District of Columbia: The District of Columbia Court of Appeals held that a man, who had been found not guilty by reason of insanity of second degree murder and assault, was now found to be medically eligible for release. The District of Columbia Court of Appeals held the acquitted could not be conditionally released from the hospital before being granted parole from his concurrent criminal conviction of first degree burglary. Harman V. U.S., 718 A.2d 114.
The United States Court of Appeals, District of Columbia Circuit, held that the district court erred in allowing defendant to appear pro se at a hearing to determine competency to stand trial. She was later convicted of threatening to assault the Clerk of the United States Supreme Court, as well as chief justice William Rehnquist. The Appeals Court remanded the case to the district court for an evidentiary hearing to determine whether the competency hearing could have come out differently if she had been represented; if so, she would be afforded a new trial. U.S. V. Klat, 156 F.3d 1258.

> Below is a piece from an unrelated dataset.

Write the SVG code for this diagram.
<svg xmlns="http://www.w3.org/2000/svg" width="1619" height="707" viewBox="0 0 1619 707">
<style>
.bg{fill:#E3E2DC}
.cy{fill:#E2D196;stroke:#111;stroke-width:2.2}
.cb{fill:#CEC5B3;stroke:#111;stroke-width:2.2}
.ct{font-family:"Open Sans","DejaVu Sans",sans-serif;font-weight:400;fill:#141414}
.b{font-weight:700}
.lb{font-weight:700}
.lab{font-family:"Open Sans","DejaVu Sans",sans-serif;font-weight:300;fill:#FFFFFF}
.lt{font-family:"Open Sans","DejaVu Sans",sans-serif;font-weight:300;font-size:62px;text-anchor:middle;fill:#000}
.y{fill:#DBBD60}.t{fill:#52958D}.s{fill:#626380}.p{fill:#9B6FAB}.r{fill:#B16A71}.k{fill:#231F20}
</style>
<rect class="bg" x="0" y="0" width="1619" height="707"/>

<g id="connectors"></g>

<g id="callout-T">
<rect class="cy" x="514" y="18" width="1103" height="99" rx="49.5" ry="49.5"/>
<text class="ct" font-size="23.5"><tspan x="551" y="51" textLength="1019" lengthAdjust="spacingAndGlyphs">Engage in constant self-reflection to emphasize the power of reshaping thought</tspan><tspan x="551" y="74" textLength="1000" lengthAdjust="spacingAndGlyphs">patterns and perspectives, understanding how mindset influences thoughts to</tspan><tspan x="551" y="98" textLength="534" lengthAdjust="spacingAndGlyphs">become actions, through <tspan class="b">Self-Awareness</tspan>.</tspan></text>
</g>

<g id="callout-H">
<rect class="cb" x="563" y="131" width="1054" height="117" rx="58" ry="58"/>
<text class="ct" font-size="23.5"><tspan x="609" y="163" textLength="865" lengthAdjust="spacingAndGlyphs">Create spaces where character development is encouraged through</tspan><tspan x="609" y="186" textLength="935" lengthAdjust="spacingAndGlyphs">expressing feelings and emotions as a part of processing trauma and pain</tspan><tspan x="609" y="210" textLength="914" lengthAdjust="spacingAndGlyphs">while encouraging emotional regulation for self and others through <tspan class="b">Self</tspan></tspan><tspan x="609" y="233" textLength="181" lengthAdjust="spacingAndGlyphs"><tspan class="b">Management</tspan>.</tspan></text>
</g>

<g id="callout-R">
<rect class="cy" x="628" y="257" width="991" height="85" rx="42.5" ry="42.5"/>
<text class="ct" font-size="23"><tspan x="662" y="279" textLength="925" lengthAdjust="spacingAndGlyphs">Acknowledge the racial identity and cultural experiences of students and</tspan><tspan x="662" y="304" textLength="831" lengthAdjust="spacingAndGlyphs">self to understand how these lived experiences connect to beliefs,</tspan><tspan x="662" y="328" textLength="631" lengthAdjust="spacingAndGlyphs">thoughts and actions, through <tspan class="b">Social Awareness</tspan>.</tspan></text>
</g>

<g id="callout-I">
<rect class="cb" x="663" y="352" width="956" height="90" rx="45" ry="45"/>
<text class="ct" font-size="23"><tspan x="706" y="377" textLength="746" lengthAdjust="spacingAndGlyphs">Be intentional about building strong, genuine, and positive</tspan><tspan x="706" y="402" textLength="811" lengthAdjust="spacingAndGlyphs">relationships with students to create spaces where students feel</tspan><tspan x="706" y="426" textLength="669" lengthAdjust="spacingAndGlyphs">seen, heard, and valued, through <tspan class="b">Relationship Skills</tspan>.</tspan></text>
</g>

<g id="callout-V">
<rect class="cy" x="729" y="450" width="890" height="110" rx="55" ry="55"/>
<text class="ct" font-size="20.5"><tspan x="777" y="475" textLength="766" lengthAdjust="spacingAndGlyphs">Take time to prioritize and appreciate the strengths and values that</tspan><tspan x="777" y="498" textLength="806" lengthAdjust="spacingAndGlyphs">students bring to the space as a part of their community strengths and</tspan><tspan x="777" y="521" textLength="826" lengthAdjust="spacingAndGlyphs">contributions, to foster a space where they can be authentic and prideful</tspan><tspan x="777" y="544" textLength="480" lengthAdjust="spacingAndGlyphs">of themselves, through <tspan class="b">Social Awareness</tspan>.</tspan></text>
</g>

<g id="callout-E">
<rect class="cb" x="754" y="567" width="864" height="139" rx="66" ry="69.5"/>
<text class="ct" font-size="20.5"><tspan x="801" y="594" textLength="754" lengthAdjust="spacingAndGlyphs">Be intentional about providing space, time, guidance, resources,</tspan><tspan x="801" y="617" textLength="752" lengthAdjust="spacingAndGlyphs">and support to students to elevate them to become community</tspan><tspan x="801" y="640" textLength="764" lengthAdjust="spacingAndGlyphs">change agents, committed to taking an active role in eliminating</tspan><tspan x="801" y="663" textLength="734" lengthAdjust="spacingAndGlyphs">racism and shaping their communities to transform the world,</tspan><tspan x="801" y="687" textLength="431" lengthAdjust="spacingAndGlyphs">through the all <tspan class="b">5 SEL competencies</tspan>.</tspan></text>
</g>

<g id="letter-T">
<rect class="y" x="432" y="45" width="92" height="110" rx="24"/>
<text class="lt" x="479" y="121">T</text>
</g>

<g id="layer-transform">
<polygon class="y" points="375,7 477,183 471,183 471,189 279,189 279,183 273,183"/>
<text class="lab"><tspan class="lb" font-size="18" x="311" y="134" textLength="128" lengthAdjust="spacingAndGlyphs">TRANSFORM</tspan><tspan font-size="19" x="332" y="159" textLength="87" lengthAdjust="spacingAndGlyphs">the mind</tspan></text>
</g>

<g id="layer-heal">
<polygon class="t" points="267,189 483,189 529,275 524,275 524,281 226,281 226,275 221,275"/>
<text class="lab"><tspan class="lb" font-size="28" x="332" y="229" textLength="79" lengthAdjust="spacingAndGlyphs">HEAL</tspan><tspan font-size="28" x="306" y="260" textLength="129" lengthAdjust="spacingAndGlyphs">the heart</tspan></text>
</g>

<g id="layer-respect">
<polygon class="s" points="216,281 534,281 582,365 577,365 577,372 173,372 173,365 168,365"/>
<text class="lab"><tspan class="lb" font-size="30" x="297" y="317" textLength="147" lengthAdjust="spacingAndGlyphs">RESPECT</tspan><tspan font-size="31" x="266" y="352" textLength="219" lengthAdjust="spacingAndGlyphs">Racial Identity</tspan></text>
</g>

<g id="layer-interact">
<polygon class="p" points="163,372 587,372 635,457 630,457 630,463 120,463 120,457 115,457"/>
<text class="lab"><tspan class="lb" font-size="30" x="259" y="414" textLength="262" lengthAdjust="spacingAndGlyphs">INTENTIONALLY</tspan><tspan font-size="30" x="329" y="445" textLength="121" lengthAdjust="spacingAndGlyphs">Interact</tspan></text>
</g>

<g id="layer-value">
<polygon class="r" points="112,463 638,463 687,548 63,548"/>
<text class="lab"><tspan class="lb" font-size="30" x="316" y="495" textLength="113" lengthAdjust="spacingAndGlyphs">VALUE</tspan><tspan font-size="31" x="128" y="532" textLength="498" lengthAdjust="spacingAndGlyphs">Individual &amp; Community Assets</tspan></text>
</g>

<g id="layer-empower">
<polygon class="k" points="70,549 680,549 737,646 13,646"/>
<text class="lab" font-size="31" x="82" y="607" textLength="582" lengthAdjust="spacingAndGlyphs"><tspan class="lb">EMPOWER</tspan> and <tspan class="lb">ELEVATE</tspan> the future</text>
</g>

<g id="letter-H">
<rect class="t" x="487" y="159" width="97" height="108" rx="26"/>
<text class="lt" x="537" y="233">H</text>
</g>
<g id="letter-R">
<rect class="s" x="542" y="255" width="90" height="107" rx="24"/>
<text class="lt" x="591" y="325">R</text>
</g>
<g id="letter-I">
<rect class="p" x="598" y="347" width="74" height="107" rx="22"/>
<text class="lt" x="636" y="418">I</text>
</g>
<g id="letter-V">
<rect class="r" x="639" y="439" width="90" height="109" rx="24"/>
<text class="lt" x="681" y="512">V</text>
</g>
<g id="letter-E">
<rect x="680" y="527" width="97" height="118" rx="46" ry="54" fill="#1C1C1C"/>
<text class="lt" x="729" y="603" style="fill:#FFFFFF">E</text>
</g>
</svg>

New Mexico: A defendant convicted of bank robbery moved for downward departure at sentencing on the grounds that he had committed a non-violent offense while suffering from significantly reduced mental capacity. The United States Court of Appeals, Tenth Circuit, upheld the District Court's determination that the defendant, because of his use of intimidation in the course of a violent crime, was therefore not eligible for downward departure because of his mental state. U.S. V. Valdez, 158 F.3d 1140.
Wisconsin: The Court of Appeals of Wisconsin held that a person committed as a sexual predator must be released If the trial court determines that supervised release is appropriate, regardless of whether the Department of Health and Family Services locates an appropriate treatment facility. The Court said that if the person's county of residence is unable or unwilling to prepare a plan, and no other counties agree to do so, the committing court is required by statute to designate a county for placement. If necessary, the county must create or contract for the necessary programs and facilities. In Re Commitment of Sprosty, 585 N.W. 2d 637.

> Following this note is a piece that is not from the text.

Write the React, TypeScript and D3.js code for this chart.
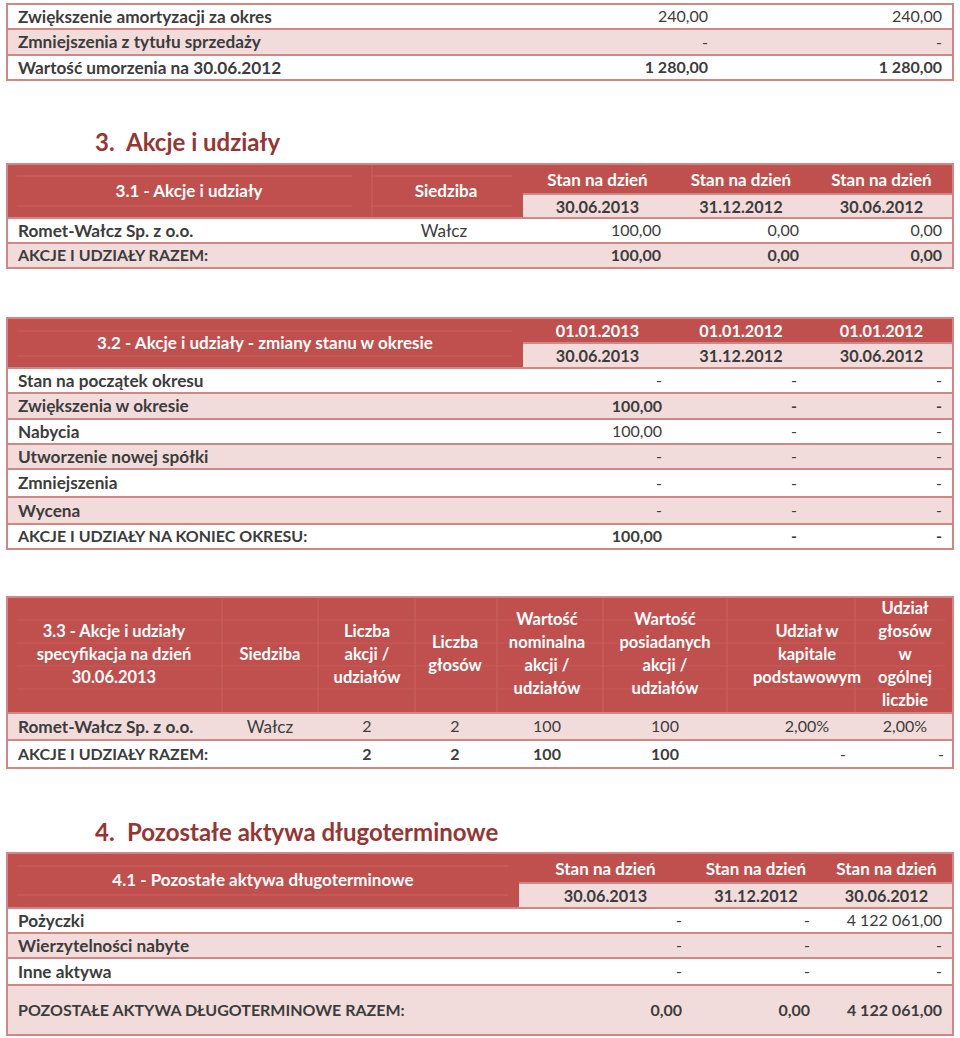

Nevada: The mother of a defendant convicted of first degree murder and sentenced to death sought to bring a habeas corpus proceeding on his behalf as "next friend," i.e., in her own name. She maintained that her son was insane and that therefore could not, while insane, be lawfully executed; her son sought to waive his appeal and proceed with his execution. The Supreme Court of Nevada upheld the lower court's ruling that the mother lacked standing to file the next friend petition, in that her son's degree of mental incompetency was not sufficient to justify her proceeding on his behalf. Calambro v. District Court, 964 P.2d 794.
Colorado: A defendant convicted of burglary and assault argued on appeal that, among other things, he had been improperly denied a bifurcated trial on the issues of insanity and guilt. But the Colorado Court of Appeals held that it had not been improper to apply the recently enacted statute providing for a unitary trial on these issues. The court specifically ruled that the statute's application did not violate the prohibition against ex post facto laws or the privilege against self-incrimination, did not deprive the defendant of the presumption of innocence, and did not compromise his counsel's ability to prepare an effective insanity defense. People V. Bielecki, 964 P.2d 598.
Minnesota: On a federal petition to commit a prisoner who was about to be released after serving a prison term, a Minnesota District Court held that the prisoner did suffer from a mental disease or defect. But the court ruled that the government had failed to sufficiently show that his release would create substantial risk to society and that no suitable state placement was available, which would allow placement of the prisoner in the custody of the Attorney General. U.S. v. Chairse, 18 F. Supp. 2d 1021.